I can even remember being called out of class by teachers and asked what accounted for my dogged indifference to school.

“All of us are talking about it after school and we just can’t understand why a reasonably intelligent kid from a good family is so disengaged,” I recall a couple of teachers relating to me.

Something – I really can’t say what – shook me out of my lethargy after high school graduation. It finally occurred to me that I had one shot at life – one attempt to earn a decent living and to give something back to a society that had treated me reasonably well.

I enrolled in my local state university and applied myself. I not only attended class but also took meticulous notes and read all the assigned reading. I began turning in lots of A’s.

I also got engaged in a number of extracurricular activities – notably the college debate team, which turned out to be one the most rewarding and enlightening experiences of my life.

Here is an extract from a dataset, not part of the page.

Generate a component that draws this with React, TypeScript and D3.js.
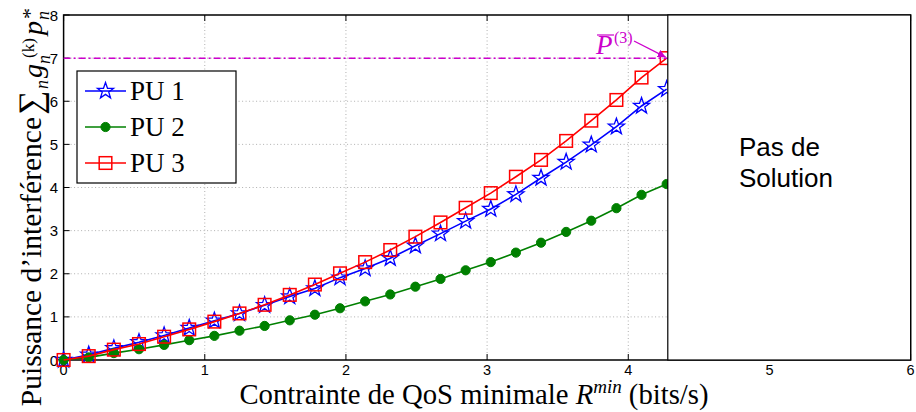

My parents were a bit incredulous. Yet, I really came to enjoy school. And I developed a keen sense of appreciation for the handful of professors who discerned in me a modicum of talent and began offering encouragement.

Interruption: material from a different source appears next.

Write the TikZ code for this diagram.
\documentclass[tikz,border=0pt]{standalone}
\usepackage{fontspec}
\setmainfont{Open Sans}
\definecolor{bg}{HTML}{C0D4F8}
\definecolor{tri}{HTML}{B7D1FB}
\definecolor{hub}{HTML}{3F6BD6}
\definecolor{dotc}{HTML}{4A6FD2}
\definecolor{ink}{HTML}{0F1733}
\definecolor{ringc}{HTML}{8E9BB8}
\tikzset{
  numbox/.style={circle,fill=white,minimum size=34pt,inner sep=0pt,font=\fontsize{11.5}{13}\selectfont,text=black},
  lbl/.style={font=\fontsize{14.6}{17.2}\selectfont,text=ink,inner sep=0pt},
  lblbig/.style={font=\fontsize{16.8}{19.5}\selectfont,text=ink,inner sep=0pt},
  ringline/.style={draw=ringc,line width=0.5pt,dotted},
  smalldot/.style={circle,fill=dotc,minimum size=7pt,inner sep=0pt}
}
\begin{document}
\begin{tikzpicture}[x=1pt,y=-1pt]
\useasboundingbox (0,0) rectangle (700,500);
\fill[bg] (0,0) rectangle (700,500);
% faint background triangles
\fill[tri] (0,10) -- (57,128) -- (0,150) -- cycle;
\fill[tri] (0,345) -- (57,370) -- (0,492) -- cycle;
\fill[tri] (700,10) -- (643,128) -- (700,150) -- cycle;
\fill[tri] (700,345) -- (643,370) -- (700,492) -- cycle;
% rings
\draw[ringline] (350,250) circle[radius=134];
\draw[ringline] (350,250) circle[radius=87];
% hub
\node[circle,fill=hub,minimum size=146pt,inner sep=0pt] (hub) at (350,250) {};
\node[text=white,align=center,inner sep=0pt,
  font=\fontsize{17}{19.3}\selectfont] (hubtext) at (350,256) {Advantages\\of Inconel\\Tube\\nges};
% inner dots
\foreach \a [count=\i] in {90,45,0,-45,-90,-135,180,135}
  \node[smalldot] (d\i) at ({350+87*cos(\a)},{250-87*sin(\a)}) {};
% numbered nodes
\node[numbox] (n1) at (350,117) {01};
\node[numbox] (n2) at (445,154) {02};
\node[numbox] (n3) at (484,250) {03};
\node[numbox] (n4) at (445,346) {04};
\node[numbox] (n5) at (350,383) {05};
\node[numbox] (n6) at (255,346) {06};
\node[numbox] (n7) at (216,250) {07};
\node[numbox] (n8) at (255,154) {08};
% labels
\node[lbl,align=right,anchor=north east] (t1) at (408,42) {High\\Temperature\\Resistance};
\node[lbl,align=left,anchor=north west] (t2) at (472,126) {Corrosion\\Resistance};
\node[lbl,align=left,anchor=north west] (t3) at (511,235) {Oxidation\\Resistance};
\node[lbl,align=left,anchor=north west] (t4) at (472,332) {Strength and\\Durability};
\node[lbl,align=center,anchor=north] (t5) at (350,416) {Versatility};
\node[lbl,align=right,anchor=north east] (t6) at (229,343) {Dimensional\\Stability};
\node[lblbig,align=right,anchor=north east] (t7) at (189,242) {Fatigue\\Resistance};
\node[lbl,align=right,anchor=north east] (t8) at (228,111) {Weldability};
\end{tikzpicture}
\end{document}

I became so caught up in school that I stayed an extra year to earn a second B.A. and then enrolled at another state university to complete my master’s degree.

I ended up finishing a 29-year career as a communications professional at a another public research university reporting on research findings and writing things such as opinion columns for faculty and annual organizational reports for state legislators and other stakeholders. I retired early so that I could return to my real passion: deep reading, which I strive to supplement each day with several hours of disciplined writing.

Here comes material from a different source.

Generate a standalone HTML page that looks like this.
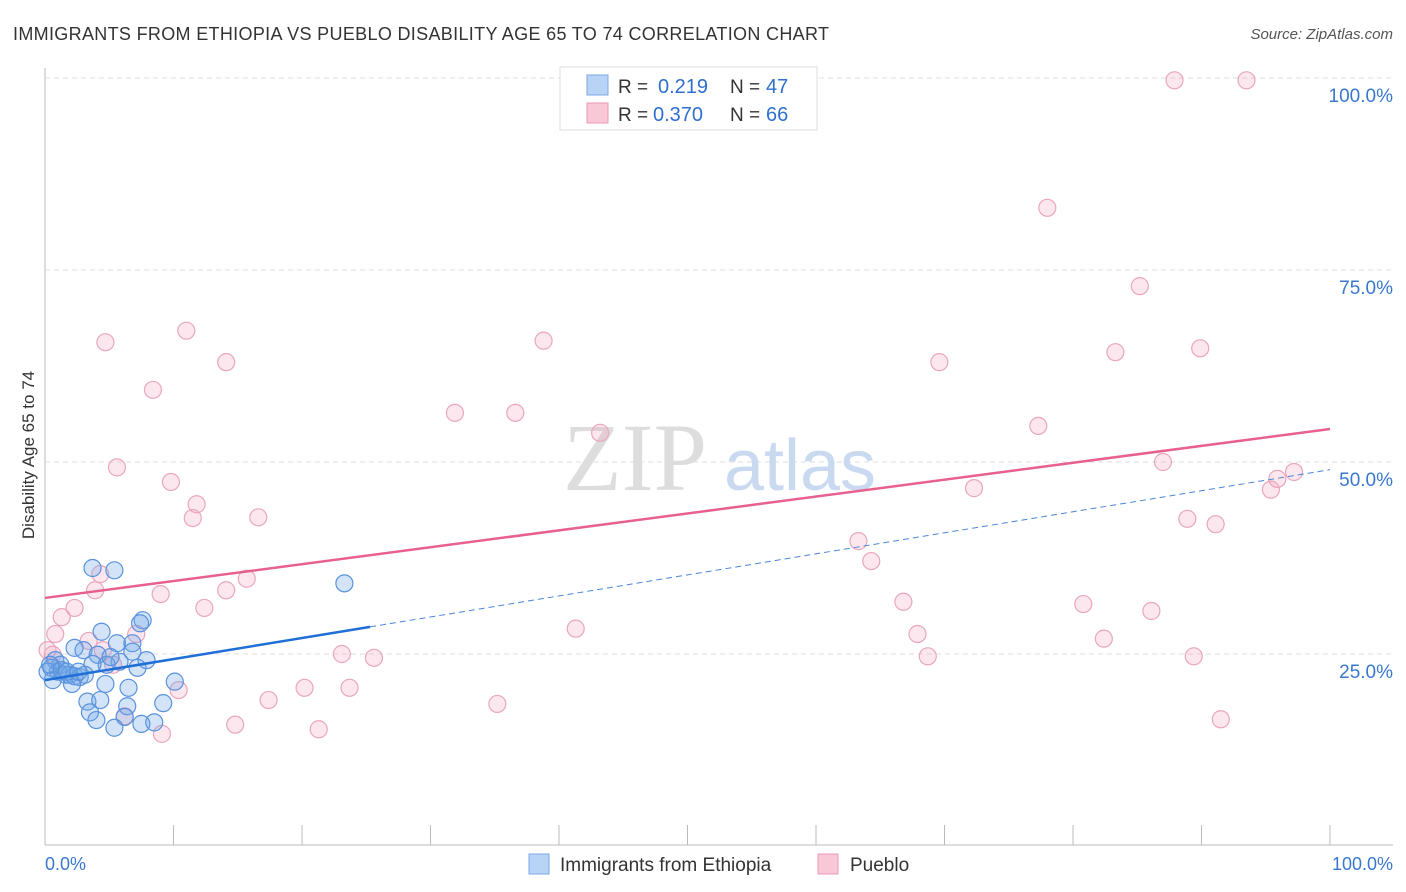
<!DOCTYPE html>
<html><head><meta charset="utf-8">
<style>
body{margin:0;background:#fff;font-family:"Liberation Sans",sans-serif;}
svg{display:block}
</style></head>
<body>
<svg id="chart" width="1406" height="892">
<text x="13" y="40" font-size="18" fill="#333" textLength="816">IMMIGRANTS FROM ETHIOPIA VS PUEBLO DISABILITY AGE 65 TO 74 CORRELATION CHART</text>
<text x="1393" y="39" font-size="15" fill="#555" font-style="italic" text-anchor="end">Source: ZipAtlas.com</text>
<text x="34" y="455" font-size="17" fill="#333" text-anchor="middle" transform="rotate(-90 34 455)">Disability Age 65 to 74</text>
<g id="grid"></g>
<g id="watermark">
<text x="635" y="490" font-size="96" fill="#ddd" font-family="Liberation Serif,serif" text-anchor="middle">ZIP</text>
<text x="800" y="490" font-size="72" fill="#c9daf0" text-anchor="middle">atlas</text>
</g>
<g id="marks"></g>
<g id="lines"></g>
<g>
<rect x="560" y="67" width="257" height="63" fill="#fff" stroke="#ddd"/>
<rect x="587" y="75" width="21" height="20" fill="#b8d3f5" stroke="#7aaae6"/>
<rect x="587" y="103" width="21" height="20" fill="#f8c8d6" stroke="#ea9ab4"/>
<text x="618" y="93" font-size="19" fill="#333">R = </text><text x="658" y="93" font-size="20" fill="#2f6fd0">0.219</text>
<text x="730" y="93" font-size="19" fill="#333">N = </text><text x="766" y="93" font-size="20" fill="#2f6fd0">47</text>
<text x="618" y="121" font-size="19" fill="#333">R = </text><text x="653" y="121" font-size="20" fill="#2f6fd0">0.370</text>
<text x="730" y="121" font-size="19" fill="#333">N = </text><text x="766" y="121" font-size="20" fill="#2f6fd0">66</text>
</g>
<g>
<rect x="529" y="854" width="20" height="20" fill="#b8d3f5" stroke="#7aaae6"/>
<text x="560" y="871" font-size="19" fill="#333">Immigrants from Ethiopia</text>
<rect x="818" y="854" width="20" height="20" fill="#f8c8d6" stroke="#ea9ab4"/>
<text x="850" y="871" font-size="19" fill="#333">Pueblo</text>
</g>
<text x="45" y="870" font-size="18" fill="#3a78d0">0.0%</text>
<text x="1393" y="870" font-size="18" fill="#3a78d0" text-anchor="end">100.0%</text>
</svg>
<script>
const yTicks=[25,50,75,100];
const yTickLabels=["25.0%","50.0%","75.0%","100.0%"];
const xTicks=[0,10,20,30,40,50,60,70,80,90,100];
const blueX=[3.7,5.4,23.3,7.6,7.4,4.4,5.6,6.8,6.8,7.9,2.3,3.0,4.1,5.8,4.8,3.7,0.8,1.2,0.5,1.0,1.6,1.9,2.3,2.7,3.1,0.6,2.1,4.7,6.5,10.1,7.2,3.3,4.3,9.2,6.4,3.5,4.0,6.2,8.5,5.4,7.5,0.2,0.4,1.3,1.7,2.6,5.1];
const blueY=[36.2,35.9,34.2,29.4,29.0,27.9,26.4,26.4,25.3,24.2,25.8,25.5,24.9,24.0,23.6,23.7,24.2,23.6,23.2,22.7,22.3,22.3,22.1,22.0,22.3,21.6,21.1,21.1,20.6,21.4,23.2,18.8,19.0,18.6,18.2,17.4,16.4,16.8,16.1,15.4,15.9,22.7,23.6,22.9,22.7,22.7,24.6];
const pinkX=[45.8,87.9,93.5,78.0,85.2,11.0,4.7,38.8,83.3,89.9,14.1,69.6,8.4,31.9,36.6,77.3,43.2,5.6,87.0,9.8,72.3,97.2,95.9,95.4,11.8,11.5,16.6,88.9,91.1,63.3,64.3,15.7,4.3,3.9,14.1,9.0,2.3,66.8,80.8,86.1,1.3,12.4,41.3,0.8,7.1,67.9,82.4,3.4,4.5,23.1,25.6,68.7,89.4,5.3,10.4,20.2,23.7,17.4,35.2,6.2,14.8,21.3,91.5,9.1,0.2,0.6];
const pinkY=[99.7,99.7,99.7,83.1,72.9,67.1,65.6,65.8,64.3,64.8,63.0,63.0,59.4,56.4,56.4,54.7,53.8,49.3,50.0,47.4,46.6,48.7,47.8,46.4,44.5,42.7,42.8,42.6,41.9,39.7,37.1,34.8,35.4,33.3,33.3,32.8,31.0,31.8,31.5,30.6,29.8,31.0,28.3,27.6,27.6,27.6,27.0,26.7,25.5,25.0,24.5,24.7,24.7,23.6,20.3,20.6,20.6,19.0,18.5,16.9,15.8,15.2,16.5,14.6,25.5,24.9];
const blueTrend=[21.6,49.0];
const blueSolidEnd=25.3;
const pinkTrend=[32.3,54.3];

const NS="http://www.w3.org/2000/svg";
const X0=45,X1=1330,Y0=846,YPER=7.68;
function sx(v){return X0+(X1-X0)*v/100;}
function sy(v){return Y0-v*YPER;}
function mk(tag,attrs,parent){const e=document.createElementNS(NS,tag);for(const k in attrs)e.setAttribute(k,attrs[k]);parent.appendChild(e);return e;}
const grid=document.getElementById('grid'),marks=document.getElementById('marks'),lines=document.getElementById('lines');
let ax=mk('line',{x1:45,y1:68,x2:45,y2:845,stroke:'#bbb'},grid);


let bx=mk('line',{x1:45,y1:845,x2:1393,y2:845,stroke:'#bbb'},grid);


yTicks.forEach((t,i)=>{
  const g=mk('line',{x1:45,x2:1393,y1:sy(t),y2:sy(t),stroke:'#ddd','stroke-dasharray':'5,4'},grid);
  
  
  const l=mk('text',{x:1393,y:sy(t)+24,'font-size':19,fill:'#3a78d0','text-anchor':'end'},grid);
  l.textContent=yTickLabels[i];
  
  
});
xTicks.forEach(t=>{
  const k=mk('line',{x1:sx(t),x2:sx(t),y1:825,y2:845,stroke:'#bbb'},grid);
  
  
});
function pts(xs,ys,fill,stroke,name){
  xs.forEach((x,i)=>{
    const c=mk('circle',{cx:sx(x),cy:sy(ys[i]),r:8.5,fill:fill,stroke:stroke,'stroke-width':1.2},marks);
    
    
  });
}
pts(pinkX,pinkY,'rgba(242,160,188,0.25)','#eaa6bd','pueblo-point');
pts(blueX,blueY,'rgba(110,165,232,0.3)','#5a92dc','ethiopia-point');
function ty(tr,x){return tr[0]+(tr[1]-tr[0])*x/100;}
let p=mk('line',{x1:sx(0),y1:sy(pinkTrend[0]),x2:sx(100),y2:sy(pinkTrend[1]),stroke:'#e8608f','stroke-width':2.5},lines);


let b=mk('line',{x1:sx(0),y1:sy(blueTrend[0]),x2:sx(blueSolidEnd),y2:sy(ty(blueTrend,blueSolidEnd)),stroke:'#1f6fd6','stroke-width':2.5},lines);


let bd=mk('line',{x1:sx(blueSolidEnd),y1:sy(ty(blueTrend,blueSolidEnd)),x2:sx(100),y2:sy(blueTrend[1]),stroke:'#4a86d8','stroke-width':1,'stroke-dasharray':'6,4'},lines);


</script>
</body></html>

I will never be rich or famous, but I am quite content and, most of all, I derive a great deal of satisfaction reflecting on how my own hard work and persistence got me to this point.

Not conventionally religious, I am a true believer in something that bestselling author and New York Times columnist David Brooks once observed: that the measure of a person’s life is how easily one in the final days or months of life can lie peacefully and contentedly in one’s sick bed and reflect back on one’s legacy.

That advice was seared into my consciousness and not a day passes without my reflecting on how important it is to make every day count – to prepare for the period of life when I will be confronted this reality.

Yet, I am also reminded of how far I have come – how fortunate I was to shake off the ambivalence and lethargy of my youth. And, yet, when I read accounts such as this about the socialist legacy, I am reminded of how little removed many people are from the dissolute inclinations of my youth.

I recall the collapse of communism in Eastern Europe as if it were yesterday. Moreover, I can still vividly recall the accounts of the gray, shabby drabness that characterized most lives in the former Soviet client states of Eastern Europe.

Yet, the most remarkable thing of all is that there are plenty of people in this country who would be perfectly content to live in such a social order, providing it involved less work but provided a measure of the material goods to which they are accustomed.

I know, because I have succumbed to the same temptation a time or two in my own life. This sort of mediocrity appeals to something deeply embedded in the human psyche. And that, I think, is why socialism possesses such resilience, despite all of its shortcomings and its appalling historical legacy.